デイリー・アップデート

2020年8月25日 (火)

[米国/中国] 中国紙『環境時報』は、米国民主党が18日に発表した政策綱領において、「『一つの中国』原則を堅持する」という文言が削除されていることを報じた。同紙は中国の国際政治学者の言葉を引用しながら、これが即「一つの中国」原則の否定につながるわけではないと解説し、20日にバイデン民主党大統領候補が行った演説については「中国についての言及は少なかった」、「対中攻撃を強めて政争の具にしようとするトランプとの対中批判争いを避けるため」として、バイデン候補への批判を控える論調となっている。

[米国/UAE/イスラエル] 米国がUAEに対して最新鋭のステルス戦闘機F-35を売却することに対し、イスラエルが懸念を表明している。今月、米国の仲介でUAEはイスラエルとの国交を正常化することに合意したが、その見返りの一つと考えられているのが、米国からUAEへの最新鋭兵器の売却。米国はイスラエルの中東における質的軍事優位性を保つため、中東諸国に対して最新鋭兵器を売却してこなかったが、イスラエルとの国交正常化で「障害が無くなった」として、UAEは最新鋭兵器の購入に向けて動いている。

[米国] 24日、下院監視・政府改革委員会は郵便投票を巡る懸念や米国郵政公社(USPS)のコスト削減に向けた取り組みに焦点を当てた公聴会を開催し、デジョイUSPS総裁が証人として証言。赤字経営が続くUSPSのコスト削減を目的として導入された経営改革計画に基づく措置について大統領選挙後に改めて導入し直す方針を表明。コスト削減措置の導入について政治介入は一切なかったとデジョイ総裁は証言。
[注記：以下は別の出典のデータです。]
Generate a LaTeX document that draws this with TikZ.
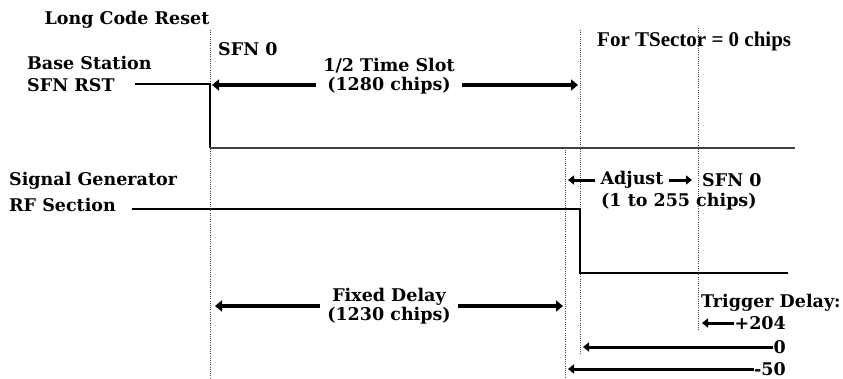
\documentclass[tikz,border=0pt]{standalone}
\usepackage{fontspec}
\setmainfont{DejaVu Serif}
\newfontfamily\notefont{Liberation Serif}
\usetikzlibrary{arrows.meta}
\tikzset{
  lbl/.style={font=\bfseries\fontsize{17.5}{19}\selectfont, inner sep=0pt},
  guide/.style={line width=1pt, dash pattern=on 1pt off 1.2pt, black!70},
  sig/.style={line width=1.2pt},
  bigarrow/.style={line width=4pt, -{Triangle[length=7pt,width=11pt]}},
  smallarrow/.style={line width=3pt, -{Triangle[length=6pt,width=9pt]}}
}
\begin{document}
\begin{tikzpicture}[x=1pt,y=-1pt]
  \useasboundingbox (0,0) rectangle (843,378);
  % guide lines
  \coordinate (g1) at (210,30); \coordinate (g2) at (210,378);
  \coordinate (g3) at (580,30); \coordinate (g4) at (580,355);
  \coordinate (g5) at (565,150); \coordinate (g6) at (565,378);
  \coordinate (g7) at (698,28); \coordinate (g8) at (698,330);
  \draw[guide] (g1) -- (g2); \draw[guide] (g3) -- (g4);
  \draw[guide] (g5) -- (g6); \draw[guide] (g7) -- (g8);
  % labels
  \node[lbl] (LCR) at (127,20) {Long Code Reset};
  \node[lbl, anchor=west] (BS) at (27,63) {Base Station};
  \node[lbl, anchor=west] (SR) at (27,85) {SFN RST};
  \node[lbl, anchor=west] (S0) at (218,49) {SFN 0};
  \node[lbl, align=center, inner xsep=7pt] (TS) at (389,76) {1/2 Time Slot\\(1280 chips)};
  \node[font=\notefont\bfseries\fontsize{21}{24}\selectfont, inner sep=0pt, anchor=west] (FT) at (597,41) {For TSector = 0 chips};
  \node[lbl, anchor=west] (SG) at (9,181) {Signal Generator};
  \node[lbl, anchor=west] (RF) at (9,205) {RF Section};
  \node[lbl, inner xsep=5pt] (AD) at (632,180) {Adjust};
  \node[lbl, anchor=west] (S0b) at (702,180) {SFN 0};
  \node[lbl, anchor=west] (RG) at (601,202) {(1 to 255 chips)};
  \node[lbl, align=center, inner xsep=7pt] (FD) at (389,306) {Fixed Delay\\(1230 chips)};
  \node[lbl, anchor=west] (TD) at (701,303) {Trigger Delay:};
  \node[lbl, anchor=east] (P204) at (786,323) {+204};
  \node[lbl, anchor=east] (Z0) at (786,347) {0};
  \node[lbl, anchor=east] (M50) at (786,369) {-50};
  % base station signal
  \coordinate (b0) at (135,84); \coordinate (b1) at (210,84);
  \coordinate (b2) at (210,148); \coordinate (b3) at (795,148);
  \draw[sig] (b0) -- (b1) -- (b2); \draw[line width=2pt, black!75] (b2) -- (b3);
  % signal generator
  \coordinate (r0) at (132,209); \coordinate (r1) at (580,209);
  \coordinate (r2) at (580,273); \coordinate (r3) at (788,273);
  \draw[sig] (r0) -- (r1) -- (r2) -- (r3);
  % spans
  \coordinate (t1) at (212,85); \coordinate (t2) at (578,85);
  \draw[bigarrow] (TS.west |- t1) -- (t1); \draw[bigarrow] (TS.east |- t2) -- (t2);
  \coordinate (f1) at (215,306); \coordinate (f2) at (563,306);
  \draw[bigarrow] (FD.west) -- (f1); \draw[bigarrow] (FD.east) -- (f2);
  \coordinate (a1) at (568,180); \coordinate (a2) at (692,180);
  \draw[smallarrow] (AD.west) -- (a1); \draw[smallarrow] (AD.east) -- (a2);
  % trigger delays
  \coordinate (d1) at (702,323); \coordinate (d2) at (583,347); \coordinate (d3) at (568,369);
  \draw[smallarrow] (P204.west) -- (d1); \draw[smallarrow] (Z0.west) -- (d2);
  \draw[smallarrow] (M50.west) -- (d3);
\end{tikzpicture}
\end{document}
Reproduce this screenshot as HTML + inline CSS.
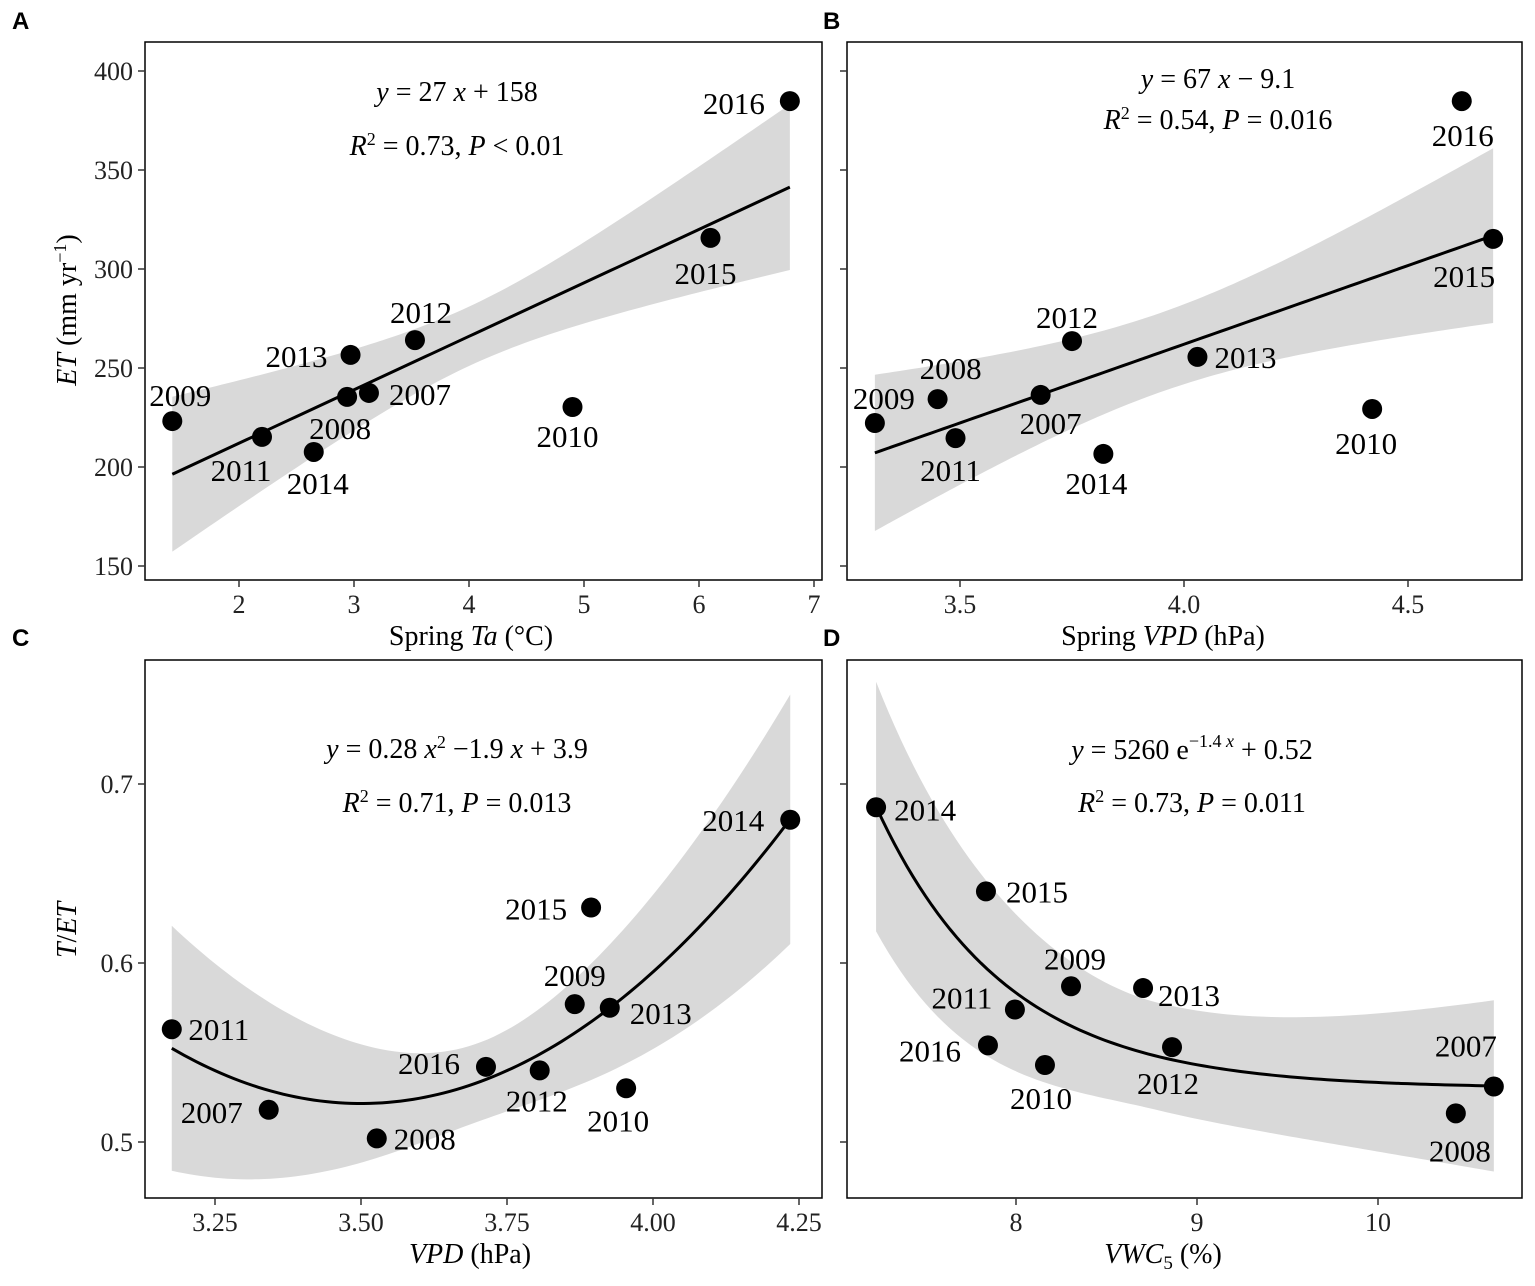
<!DOCTYPE html>
<html><head><meta charset="utf-8"><style>
body{margin:0;background:#fff}
svg{display:block;font-family:"Liberation Serif",serif}
</style></head><body>
<svg id="c" width="1535" height="1286" viewBox="0 0 1535 1286"></svg>
<script>
// ---- data ----
const yearsA=[2016,2015,2012,2013,2007,2008,2009,2011,2014,2010];
const xA=[6.79,6.10,3.53,2.97,3.13,2.94,1.42,2.20,2.65,4.90];
const yA=[384.8,315.7,264.1,256.6,237.4,235.4,223.2,215.2,207.6,230.3];
const fitA=[158,27];
const yearsB=[2016,2015,2012,2013,2008,2007,2009,2011,2014,2010];
const xB=[4.62,4.69,3.75,4.03,3.45,3.68,3.31,3.49,3.82,4.42];
const yB=[384.8,315.2,263.6,255.6,234.3,236.4,222.2,214.6,206.6,229.3];
const fitB=[-56,79.5];
const yearsC=[2014,2015,2009,2013,2016,2012,2010,2011,2007,2008];
const xC=[4.235,3.894,3.866,3.926,3.714,3.806,3.954,3.176,3.342,3.527];
const yC=[0.680,0.631,0.577,0.575,0.542,0.540,0.530,0.563,0.518,0.502];
const fitC=[4.123,-2.058,0.294];
const yearsD=[2014,2015,2009,2013,2011,2012,2016,2010,2007,2008];
const xD=[7.227,7.834,8.304,8.702,7.994,8.862,7.845,8.160,10.64,10.43];
const yD=[0.687,0.640,0.587,0.586,0.574,0.553,0.554,0.543,0.531,0.516];
const fitD=[3900,1.4,0.53];
const ticksA=[2,3,4,5,6,7], ticksB=[3.5,4.0,4.5], ticksC=[3.25,3.5,3.75,4.0,4.25], ticksD=[8,9,10];
const yTicksAB=[150,200,250,300,350,400], yTicksCD=[0.5,0.6,0.7];
const NS="http://www.w3.org/2000/svg", svg=document.getElementById('c');
function el(t,a,p){const e=document.createElementNS(NS,t);for(const k in a)e.setAttribute(k,a[k]);(p||svg).appendChild(e);return e;}
function lin(d0,d1,r0,r1){return v=>r0+(v-d0)*(r1-r0)/(d1-d0);}
const panels=[
 {name:'a',box:[145,42,822,580],sx:lin(2,7,239,814),sy:lin(200,400,467,71),xs:xA,ys:yA,yrs:yearsA,xt:ticksA,yt:yTicksAB,ylab:true,
  f:x=>fitA[0]+fitA[1]*x,h:x=>Math.sqrt(225+196*(x-4.0)**2),
  off:[[-56,2],[-5,35],[6,-28],[-54,1],[51,1],[-7,31],[8,-26],[-21,33],[4,31],[-5,29]],fmt:v=>String(v)},
 {name:'b',box:[847,42,1522,580],sx:lin(3.5,4.5,960,1408),sy:lin(200,400,467,71),xs:xB,ys:yB,yrs:yearsB,xt:ticksB,yt:yTicksAB,ylab:false,
  f:x=>fitB[0]+fitB[1]*x,h:x=>Math.sqrt(400+2826*(x-3.95)**2),
  off:[[1,34],[-29,37],[-5,-24],[48,0],[13,-31],[10,28],[9,-25],[-5,32],[-7,29],[-6,34]],fmt:v=>v.toFixed(1)},
 {name:'c',box:[145,660,822,1198],sx:lin(3.25,4.25,215,799),sy:lin(0.5,0.7,1142,784),xs:xC,ys:yC,yrs:yearsC,xt:ticksC,yt:yTicksCD,ylab:true,
  f:x=>fitC[0]+fitC[1]*x+fitC[2]*x*x,h:x=>Math.sqrt(0.00048+0.0153*(x-3.7)**2),
  off:[[-57,0],[-55,1],[0,-29],[51,5],[-57,-4],[-3,30],[-8,32],[47,0],[-57,2],[48,0]],fmt:v=>v.toFixed(2)},
 {name:'d',box:[847,660,1522,1198],sx:lin(8,10,1016,1378),sy:lin(0.5,0.7,1142,784),xs:xD,ys:yD,yrs:yearsD,xt:ticksD,yt:yTicksCD,ylab:false,
  f:x=>fitD[0]*Math.exp(-fitD[1]*x)+fitD[2],h:x=>Math.sqrt(0.0009+(x<8.8?0.0016:0.00041)*(x-8.8)**2),
  off:[[49,2],[51,0],[4,-28],[46,7],[-53,-12],[-4,36],[-58,5],[-4,33],[-28,-41],[4,37]],fmt:v=>String(v)}
];
panels.forEach(p=>{
 const g=el('g',{});
 
 
 const [x0,y0,x1,y1]=p.box;
 const xmin=Math.min(...p.xs), xmax=Math.max(...p.xs);
 let up=[],lo=[],ln=[];
 for(let i=0;i<=100;i++){const x=xmin+(xmax-xmin)*i/100;const y=p.f(x),h=p.h(x);
  up.push(p.sx(x)+','+p.sy(y+h));lo.push(p.sx(x)+','+p.sy(y-h));ln.push(p.sx(x)+','+p.sy(y));}
 const band=el('polygon',{points:up.concat(lo.reverse()).join(' '),fill:'#d9d9d9'},g);
 
 
 const fl=el('polyline',{points:ln.join(' '),fill:'none',stroke:'#000','stroke-width':3},g);
 
 
 p.xs.forEach((x,i)=>{
  const c=el('circle',{cx:p.sx(x),cy:p.sy(p.ys[i]),r:10,fill:'#000'},g);
  
  
  const t=el('text',{x:p.sx(x)+p.off[i][0],y:p.sy(p.ys[i])+p.off[i][1]+11,'font-size':31,'text-anchor':'middle',fill:'#000'},g);
  t.textContent=p.yrs[i];
  
  
 });
 const r=el('rect',{x:x0,y:y0,width:x1-x0,height:y1-y0,fill:'none',stroke:'#000','stroke-width':1.5},g);
 
 
 p.xt.forEach(v=>{const X=p.sx(v);
  el('line',{x1:X,x2:X,y1:y1,y2:y1+7,stroke:'#333','stroke-width':1.5},g);
  const t=el('text',{x:X,y:y1+33,'font-size':26,'text-anchor':'middle',fill:'#222'},g);
  t.textContent=p.fmt(v);
  
  });
 p.yt.forEach(v=>{const Y=p.sy(v);
  el('line',{x1:x0-7,x2:x0,y1:Y,y2:Y,stroke:'#333','stroke-width':1.5},g);
  if(p.ylab){const t=el('text',{x:x0-12,y:Y+9,'font-size':26,'text-anchor':'end',fill:'#222'},g);
   t.textContent=p.name=='a'?String(v):v.toFixed(1);
   
   }});
});
</script>
<svg style="position:absolute;left:0;top:0" width="1535" height="1286" font-family="Liberation Serif, serif">
<g font-family="Liberation Sans, sans-serif" font-weight="bold" font-size="24">
<text x="12" y="29">A</text><text x="823" y="29">B</text><text x="12" y="646">C</text><text x="823" y="646">D</text></g>
<g font-size="28" text-anchor="middle">
<text x="457" y="101"><tspan font-style="italic">y</tspan> = 27 <tspan font-style="italic">x</tspan> + 158</text>
<text x="457" y="155"><tspan font-style="italic">R</tspan><tspan dy="-10" font-size="18">2</tspan><tspan dy="10"> = 0.73,  </tspan><tspan font-style="italic">P</tspan>  &lt; 0.01</text>
<text x="1218" y="88"><tspan font-style="italic">y</tspan> = 67 <tspan font-style="italic">x</tspan> − 9.1</text>
<text x="1218" y="129"><tspan font-style="italic">R</tspan><tspan dy="-10" font-size="18">2</tspan><tspan dy="10"> = 0.54,  </tspan><tspan font-style="italic">P</tspan>  = 0.016</text>
<text x="457" y="758"><tspan font-style="italic">y</tspan> = 0.28 <tspan font-style="italic">x</tspan><tspan dy="-10" font-size="18">2</tspan><tspan dy="10"> −1.9 </tspan><tspan font-style="italic">x</tspan> + 3.9</text>
<text x="457" y="812"><tspan font-style="italic">R</tspan><tspan dy="-10" font-size="18">2</tspan><tspan dy="10"> = 0.71,  </tspan><tspan font-style="italic">P</tspan>  = 0.013</text>
<text x="1192" y="759"><tspan font-style="italic">y</tspan> = 5260 e<tspan dy="-12" font-size="18">−1.4 </tspan><tspan font-size="18" font-style="italic">x</tspan><tspan dy="12"> + 0.52</tspan></text>
<text x="1192" y="812"><tspan font-style="italic">R</tspan><tspan dy="-10" font-size="18">2</tspan><tspan dy="10"> = 0.73,  </tspan><tspan font-style="italic">P</tspan>  = 0.011</text>
</g>
<g font-size="28" text-anchor="middle" fill="#000">
<text x="471" y="645">Spring <tspan font-style="italic">Ta</tspan> (°C)</text>
<text x="1163" y="645">Spring <tspan font-style="italic">VPD</tspan> (hPa)</text>
<text x="470" y="1263"><tspan font-style="italic">VPD</tspan> (hPa)</text>
<text x="1163" y="1263"><tspan font-style="italic">VWC</tspan><tspan font-size="19" dy="6">5</tspan><tspan dy="-6"> (%)</tspan></text>
<text transform="translate(76,310) rotate(-90)"><tspan font-style="italic">ET</tspan> (mm yr<tspan dy="-10" font-size="18">−1</tspan><tspan dy="10">)</tspan></text>
<text transform="translate(76,930) rotate(-90)"><tspan font-style="italic">T</tspan>/<tspan font-style="italic">ET</tspan></text>
</g>
</svg>
</body></html>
[日本] 厚生労働省「毎月勤労統計調査」によると、6月の名目賃金は前年同月比▲2.0%だった。内訳をみると、基本給など所定給与は同+0.4%と昨年7月以降プラスを維持している一方で、残業代など所定外給与が同▲24.5%、ボーナスなど特別に支払われる給与が同▲2.5%と減少した。またパートタイム労働者の時間給が同+5.8%と4月以降跳ね上がっており、時間給の低い労働者の減少といった雇用調整などの影響を受けているとみられ、雇用環境の回復は道半ばの状態が続いている。

[台湾/中国] 8月24日、台湾経済省投資審議委員会は、「台湾淘宝」が事実上大陸資本であると認定し、罰金を科す他、台湾からの撤退か、登記のやり直しを6か月以内に行うよう命じた。台湾淘宝は英国企業が経営しているが、事実上大陸のアリババが同社をコントロールしており、両岸条例違反と判断された。会員データも台湾淘宝を通じてアリババが使用権を得る仕組みになっている点も問題視された。昨年台湾淘宝が事業を開始する際には、大陸のアリババとは全く異なるプラットホームだと説明していた。愛奇芸、テンセント(WeTV)などの大陸のビデオ配信業者も台湾から締め出される見込み。

[タイ] タイ商務省が24日発表した貿易統計によると、2020年7月の輸出額は前年同月比▲11.4%の188億1,950万ドル。3カ月連続で2桁減だが減少率は5~6月に比べて縮小。輸入額は同▲26.4%の154億7,620万ドル。貿易黒字は単月で過去4番目に高い水準となり33億ドル。6月は16億ドルだった。しかし、最近の外国人観光客の減少によるサービス収支の黒字減少が、貿易黒字を打ち消し経常収支はここ数カ月赤字が続いている。